Thomas's co-panelist, FOX News Channel political analyst and Newsday columnist Jim Pinkerton -- who worked in the White House under former presidents Reagan and Bush -- chimed in minutes later with one more iteration of the misleading talking point:

PINKERTON: National Journal, as Cal said, National Journal ranked him fourth. Kerry one, Edwards fourth.

A few liberal pundits have corrected their conservative counterparts' labeling of Edwards. On July 8, FOX News Channel's Hannity & Colmes co-host Alan Colmes corrected the misinformation about Edwards's voting record when guest co-host Mike Gallagher (filling in for regular co-host Sean Hannity) and guest Representative Dan Burton (R-IN) repeated it:

GALLAGHER: All right. Congressman Burton, the GOP seems to wisely be using the "L" word again, the liberalism of John Kerry and John Edwards, two of the most liberal senators we've ever seen as a nation. Are you glad that Republicans are starting to remind everybody of the extreme out-of-touch-with-the-mainstream liberal voting records of Kerry and Edwards?

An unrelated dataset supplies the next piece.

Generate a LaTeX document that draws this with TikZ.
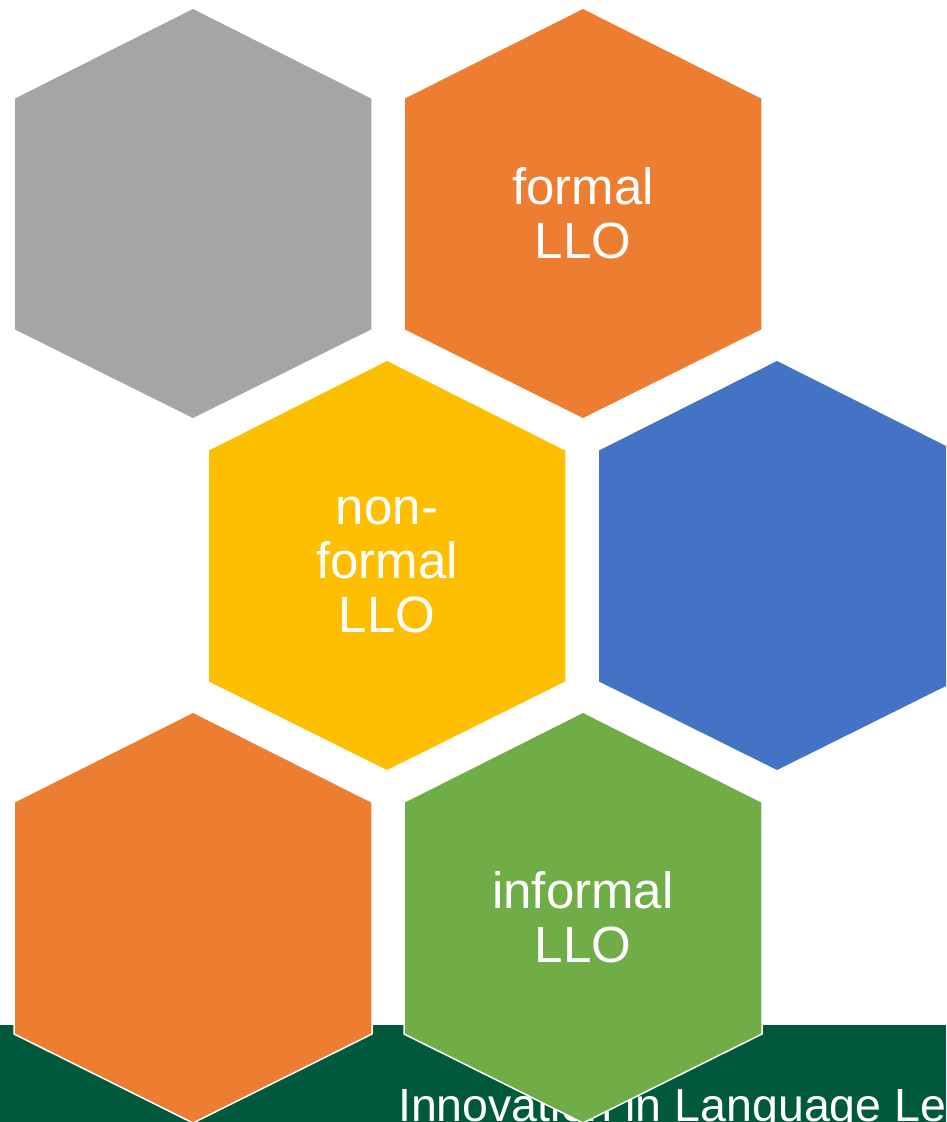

BURTON: Well, you know, the tax and spend record of the liberal establishment in Washington is well known. And Walter Mondale's record as far as being liberal is being surpassed by John Kerry. And John -- Ms. Ferraro, who was the vice-presidential nominee under Walter Mondale, even her record is being exceeded by Mr. Edwards.


COLMES: I've heard that talking point for the last few days. If I hear one more time John Edwards is the fourth most liberal senator and John Kerry the most.

Doing a little research on this, I discovered that the National Journal, which rates these things, actually Edwards' average "liberal score" for five years he served is 75.7 percent, which is 20 points lower than the 2003 rating. And here's what they also said. "John Edwards of North Carolina" -- said this in 2003 -- "has been in the moderate to conservative range of Senate Democrats during his four years in the chamber." And they said that a year ago.

When McLaughlin Group creator and executive producer John McLaughlin reported Edwards's 2003 National Journal rating on the July 11 edition of The McLaughlin Group, two panelists -- Newsweek contributing editor Eleanor Clift and MSNBC senior political analyst Lawrence O'Donnell -- made similar corrections, pointing to Edwards's moderate record and the fact that his 2003 National Journal rating was "distorted" because it was based on a small fraction of his votes.